The world’s largest economy is a bulwark for an increasingly shaky global one, and has the most immediate positive prospects for generating inflation with a very low unemployment rate and a solid pace of private hiring.
But a storm has blown through global markets since the start of this year, hitting stock markets, commodities and oil prices based on renewed worries that China, the world’s second largest economy, is struggling.
That has already led some to tone down their optimism over U.S. prospects, underscoring the view that the Fed will be forced to follow up last month’s interest rate rise, its first in nearly a decade, at an even more gradual pace.
The poll of over 90 economists found the U.S. economy will grow 2.5 percent in 2016, the same as predicted for 2015 and down from the 2.8 percent they were expecting a year ago – a decent pace but not enough to generate a strong rebound in inflation.

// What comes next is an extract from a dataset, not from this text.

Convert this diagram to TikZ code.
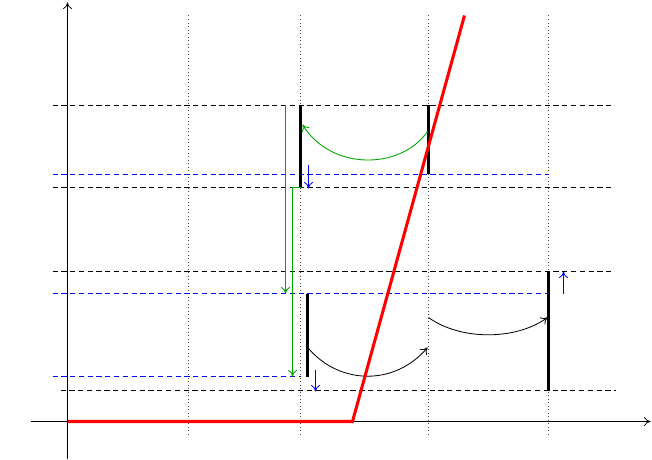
\documentclass[tikz,border=0pt]{standalone}
\usetikzlibrary{arrows.meta}
\begin{document}
\begin{tikzpicture}[x=0.03cm,y=-0.03cm,
  tip/.style={-{To[length=5.5pt,width=7.5pt]}},
  axis/.style={tip,line width=0.6pt,black},
  grid/.style={dash pattern=on 0.6pt off 2.4pt,line width=0.6pt,black!70},
  hdash/.style={dash pattern=on 4.5pt off 3pt,line width=0.55pt,black},
  bdash/.style={dash pattern=on 4.5pt off 3pt,line width=0.55pt,blue},
  bar/.style={line width=3.2pt,black},
  garr/.style={tip,line width=0.75pt,green!65!black},
  barr/.style={tip,line width=0.7pt,blue},
  karr/.style={tip,line width=0.7pt,black}]
\useasboundingbox (-0.5,-0.5) rectangle (651.5,459.5);
% grid
\foreach \x in {188,300,428,548} \draw[grid] (\x,15) -- (\x,436);
% horizontal dashed
\draw[hdash] (52,105) -- (610,105);
\draw[hdash] (52,187) -- (610,187);
\draw[hdash] (52,271) -- (610,271);
\draw[hdash] (60,390) -- (615,390);
\draw[bdash] (52,174) -- (548,174);
\draw[bdash] (52,293) -- (548,293);
\draw[bdash] (52,376) -- (300,376);
% axes
\coordinate (xs) at (30,421); \coordinate (xe) at (650,421);
\coordinate (ys) at (67,458); \coordinate (ye) at (67,2);
\draw[axis] (xs) -- (xe);
\draw[axis] (ys) -- (ye);
% bars
\draw[bar] (300,105) -- (300,187);
\draw[bar] (428,105) -- (428,174);
\draw[bar] (307,293) -- (307,376);
\draw[bar] (548,271) -- (548,390);
% green arrows
\draw[garr] (285,105) -- (285,293);
\draw[garr] (300,187) -- (292,187) -- (292,376);
\draw[garr] (427,131) .. controls (400,170) and (330,170) .. (302,124);
% black arcs
\draw[karr] (308,348) .. controls (340,385) and (395,385) .. (427,347);
\draw[karr] (428,317) .. controls (460,340) and (515,340) .. (547,317);
% blue arrows
\draw[barr] (308,165) -- (308,188);
\draw[barr] (315,369) -- (315,391);
\draw[barr] (563,293) -- (563,271);
% red curve
\draw[red,line width=2.6pt] (67,421) -- (352,421) -- (464,15);
\end{tikzpicture}
\end{document}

“U.S. economic growth appears to have shifted to a lower gear in the final months of 2015,” noted Northern Trust economists Carl Tannenbaum and Asha Bangalore.
“It has left many concerned about the well-being of the economy and raised questions about the Federal Reserve’s recent hike of the policy rate,” they wrote, stressing that this does not reflect “a widespread deceleration of economic activity.”
While growth this year is unlikely to be spectacular, respondents only saw a 15 percent chance of the economy sliding into a recession. A majority of those who answered an additional question said they expect the current business cycle to come to an end in the next two to three years.
When it raised rates last month, the Fed expressed confidence that inflation would pick up before long. But most analysts, even the ones more optimistic about growth, remain skeptical that will happen.
Core PCE inflation, the key inflation indicator monitored by the Federal Open Market Committee, is likely to be just 1.6 percent in 2016. It is expected to pick up to 1.8 percent in 2017, under the Fed’s goal of 2.0 percent.
Economists polled by Reuters were more cautious than the Fed, forecasting only three hikes this year and a federal funds rate between 1.00 and 1.25 percent by end-2016, similar to what they were expecting last month.
With financial markets having been in turmoil so far this year, several Fed officials have spoken out in recent days to express their concerns over how much they may be able to raise rates.
“The current expansion is already long by historical standards and risks of a global recession should be on the rise throughout the year,” said Eric Corbeil, a senior economist with Laurentian Bank of Canada.